Our school had an interesting -- and succesful -- commoration of 9/11. It was just an optional assembly, held for about an hour (supposed to be shorter, but ran over), that was run like a Quaker meeting. The principal of the Upper Division used to teach at a Friends School (he's Jewish, though), and he had the brilliant idea: have a few hundred high school students sit in the gym for 45 minutes silently, standing up one at a time to speak "when the spirit moves them."
Yeah, we all laughed too.
But it worked! It was slow starting; no one wanted to break the silence with irreverent words, but it eventually got off the ground. There were the platitudes ("People are Good. The World is Good."), but there were also some shockingly moving remarks. One guy who's birthday was this morning gave a little speech about people invading his country, his state, his island, his day, and trying -- but failing -- to steal it for their needs. Brilliant.
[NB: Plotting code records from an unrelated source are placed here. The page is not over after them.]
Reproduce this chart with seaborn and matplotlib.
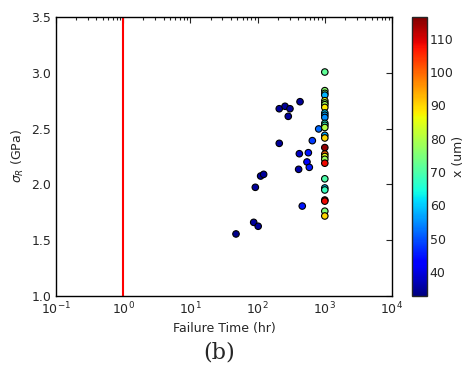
import numpy as np
import pandas as pd
import matplotlib
matplotlib.use("Agg")
import matplotlib.pyplot as plt
import seaborn as sns
from matplotlib.colors import Normalize
from matplotlib.cm import ScalarMappable

# ---- data ----
failure_time = [47.7, 87.5, 102, 92.5, 111, 123, 210, 210, 256, 303, 286, 428,
                462, 811, 652, 418, 569, 543, 588, 408,
                1000, 1000, 1000, 1000, 1000, 1000, 1000, 1000, 1000, 1000,
                1000, 1000, 1000, 1000, 1000, 1000, 1000, 1000, 1000, 1000,
                1000, 1000, 1000, 1000, 1000, 1000, 1000, 1000]
sigma_r = [1.556, 1.66, 1.625, 1.974, 2.075, 2.09, 2.368, 2.678, 2.70, 2.678, 2.61, 2.741,
           1.806, 2.497, 2.392, 2.275, 2.284, 2.201, 2.153, 2.135,
           3.007, 2.84, 2.816, 2.80, 2.75, 2.73, 2.714, 2.69, 2.64, 2.62,
           2.60, 2.547, 2.53, 2.51, 2.44, 2.416, 2.33, 2.272, 2.25, 2.225,
           2.19, 2.05, 1.968, 1.95, 1.86, 1.85, 1.76, 1.717]
x_um = [34, 35, 35, 35, 35, 35, 35, 35, 35, 35, 35, 35,
        45, 52, 48, 38, 45, 42, 45, 36,
        72, 76, 74, 58, 85, 76, 78, 88, 60, 57,
        55, 65, 68, 80, 57, 90, 115, 100, 85, 78,
        108, 70, 60, 68, 115, 108, 75, 90]
x_ticks = [0.1, 1, 10, 100, 1000, 10000]
y_ticks = [1.0, 1.5, 2.0, 2.5, 3.0, 3.5]
cbar_ticks = [40, 50, 60, 70, 80, 90, 100, 110]
threshold_time = 1.0

df = pd.DataFrame({"t": failure_time, "s": sigma_r, "x": x_um})

sns.set_style("white")
plt.rcParams["font.family"] = ["DejaVu Sans"]
plt.rcParams["xtick.direction"] = "in"
plt.rcParams["ytick.direction"] = "in"
plt.rcParams["mathtext.fontset"] = "dejavusans"

FS = 9

fig = plt.figure(figsize=(4.66, 3.68), dpi=100)
ax = fig.add_axes([56/466, 1 - 296/368, 336/466, 279/368])
cax = fig.add_axes([412/466, 1 - 296/368, 15/466, 279/368])

vmin, vmax = 32.8, 116.5
norm = Normalize(vmin=vmin, vmax=vmax)
cmap = plt.get_cmap("jet")

ax.axvline(threshold_time, color="red", lw=1.5, zorder=1)
sns.scatterplot(data=df, x="t", y="s", hue="x", palette=cmap, hue_norm=norm,
                s=22, edgecolor="black", linewidth=0.8, legend=False, ax=ax, zorder=3)

ax.set_xscale("log")
ax.set_xlim(0.1, 10000)
ax.set_ylim(1.0, 3.5)
ax.set_xticks(x_ticks)
ax.set_yticks(y_ticks)
ax.set_yticklabels([f"{v:.1f}" for v in y_ticks])
ax.tick_params(which="both", top=True, right=True, labelsize=FS, width=0.8)
ax.tick_params(which="major", length=4)
ax.tick_params(which="minor", length=2)
ax.set_xlabel("Failure Time (hr)", fontsize=FS, labelpad=3)
ax.set_ylabel(r"$\sigma_R$ (GPa)", fontsize=FS)
for sp in ax.spines.values():
    sp.set_color("black")
    sp.set_linewidth(1.0)

sm = ScalarMappable(norm=norm, cmap=cmap)
cb = fig.colorbar(sm, cax=cax, ticks=cbar_ticks)
cb.ax.tick_params(labelsize=FS, direction="in", length=4, pad=2)
cb.set_label("x (um)", fontsize=FS, labelpad=-1)
cb.outline.set_linewidth(1.0)

fig.text(219/466, 1 - 352/368, "(b)", ha="center", va="center",
         fontsize=16, family="DejaVu Serif")

fig.savefig("out.png", dpi=100)
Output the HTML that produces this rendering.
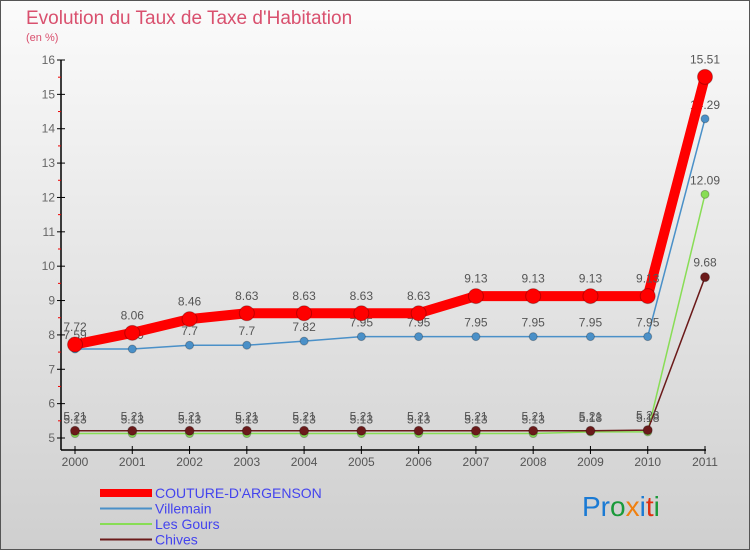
<!DOCTYPE html>
<html><head><meta charset="utf-8"><style>
body{margin:0;}
svg text{font-family:"Liberation Sans",sans-serif;}
</style></head><body>
<svg width="750" height="550" xmlns="http://www.w3.org/2000/svg">
<defs><linearGradient id="bg" x1="0" y1="0" x2="0" y2="1"><stop offset="0" stop-color="#fbfbfb"/><stop offset="1" stop-color="#cfcfcf"/></linearGradient></defs>
<rect x="0.5" y="0.5" width="749" height="549" fill="url(#bg)" stroke="#555"/>
<text x="26" y="24" font-size="19" fill="#d9506e">Evolution du Taux de Taxe d'Habitation</text>
<text x="26" y="41" font-size="11" fill="#d9506e">(en %)</text>
<g id="axes"></g>
<g id="series"></g>
<g id="legend"></g>
<text x="582" y="516" font-size="28"><tspan fill="#1a7ad4">Pr</tspan><tspan fill="#1a9a3a">o</tspan><tspan fill="#f08010">x</tspan><tspan fill="#1a7ad4">i</tspan><tspan fill="#e03010">t</tspan><tspan fill="#1a9a3a">i</tspan></text>
</svg>
<script>
const years=[2000,2001,2002,2003,2004,2005,2006,2007,2008,2009,2010,2011];
const yTicks=[5,6,7,8,9,10,11,12,13,14,15,16];
const couture=[7.72,8.06,8.46,8.63,8.63,8.63,8.63,9.13,9.13,9.13,9.13,15.51];
const villemain=[7.59,7.59,7.7,7.7,7.82,7.95,7.95,7.95,7.95,7.95,7.95,14.29];
const lesGours=[5.13,5.13,5.13,5.13,5.13,5.13,5.13,5.13,5.13,5.18,5.18,12.09];
const chives=[5.21,5.21,5.21,5.21,5.21,5.21,5.21,5.21,5.21,5.21,5.23,9.68];
const NS="http://www.w3.org/2000/svg";
const xs=i=>75+i*(705-75)/(years.length-1);
const ys=v=>438-(v-5)*(438-60)/11;
function mk(tag,attrs,parent){const e=document.createElementNS(NS,tag);for(const k in attrs)e.setAttribute(k,attrs[k]);parent.appendChild(e);return e;}
const ax=document.getElementById('axes');
let l=mk('line',{x1:61,y1:60,x2:61,y2:450,stroke:'#000','stroke-width':1.5},ax);


l=mk('line',{x1:61,y1:450,x2:706,y2:450,stroke:'#000','stroke-width':1.5},ax);


yTicks.forEach(v=>{
 mk('line',{x1:57,y1:ys(v),x2:65,y2:ys(v),stroke:'#000'},ax);
 if(v<16) mk('line',{x1:58,y1:ys(v+0.5),x2:61,y2:ys(v+0.5),stroke:'#e00'},ax);
 const t=mk('text',{x:55,y:ys(v)+4,'font-size':12,'text-anchor':'end',fill:'#666'},ax);t.textContent=v;
 
 
});
years.forEach((y,i)=>{
 mk('line',{x1:xs(i),y1:446,x2:xs(i),y2:454,stroke:'#000'},ax);
 const t=mk('text',{x:xs(i),y:466,'font-size':12,'text-anchor':'middle',fill:'#555'},ax);t.textContent=y;
 
 
});
const sg=document.getElementById('series');
function series(vals,color,w,r,name){
 const g=mk('g',{},sg);
 
 
 mk('polyline',{points:vals.map((v,i)=>xs(i)+','+ys(v)).join(' '),fill:'none',stroke:color,'stroke-width':w,'stroke-linejoin':'round'},g);
 vals.forEach((v,i)=>{
  const c=mk('circle',{cx:xs(i),cy:ys(v),r:r,fill:color,stroke:'rgba(0,0,0,0.25)'},g);
  
  
  const t=mk('text',{x:xs(i),y:ys(v)-(r+6),'font-size':12,'text-anchor':'middle',fill:'#555'},g);t.textContent=v;
 });
}
series(lesGours,'#88dd55',1.5,4,'les-gours-series');
series(chives,'#6b1a1a',1.5,4.5,'chives-series');
series(villemain,'#4a90c8',1.5,4,'villemain-series');
series(couture,'#ff0000',10,7.5,'couture-series');
const lg=document.getElementById('legend');
const items=[['COUTURE-D\'ARGENSON','#ff0000',8],['Villemain','#4a90c8',2],['Les Gours','#88dd55',2],['Chives','#6b1a1a',2]];
items.forEach((it,i)=>{
 const y=493+i*15.5;
 const g=mk('g',{},lg);
 
 
 mk('line',{x1:100,y1:y,x2:152,y2:y,stroke:it[1],'stroke-width':it[2]},g);
 const t=mk('text',{x:155,y:y+5,'font-size':14,fill:'#4444ee'},g);t.textContent=it[0];
});
</script>
</body></html>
There were no microphones to speak into, so I couldn't hear everyone, but what I heard, I liked. One thing that didn't surprise me too much was that the students were often more insightful than the teachers and faculty who stood up to speak. The platitude quoted above was from one of the Deans, and the birthday boy is only a Junior.
There were a few tears -- including one senior who started crying as he recounted a visit to a firehouse where he saw a remembrance photograph of a firefighter with the same last name as his -- but by and large, the students were all calm. If we hadn't had the assembly, I wouldn't have realized that it was a special day. It was a gorgeous day out; the field was recently re-sodded; and the atmosphere was relatively bouncy.
I was going to submit an essay to
A Perfect Morning, but I decided against it. I started writing on it the last days of my vacation, and it was going nowhere. Not wanting to repeat everyone else ("It was horrible! So many died! America was altered forever!") I found myself deleting and writing and deleting and writing. The media has saturated us with phrases and catchisms about the attacks, and I found it hard to break out of their mold. How does one think about these attacks originally? It is possible?
It is necessary?
I don't mean Noam "Dissenting from the Bush Admin. is revolutionary" Chomsky original, I mean actually original, saying something that hasn't been pounded into our heads for the past year. On the surface -- the non-blogging, non-political surface -- there are two options: "Get 'em" or "It's our fault." At the Quaker assembly today, I saw this emphasized. I could tell who was going to fall which way and, largely, I was correct. Knowing the students allowed me to predict which rhetoric they were going to copy.
Copying the sentiments of others was not my intention on this day, and so I didn't write any drawn out essay. You all know what I'm feeling; you're probably feeling it yourself.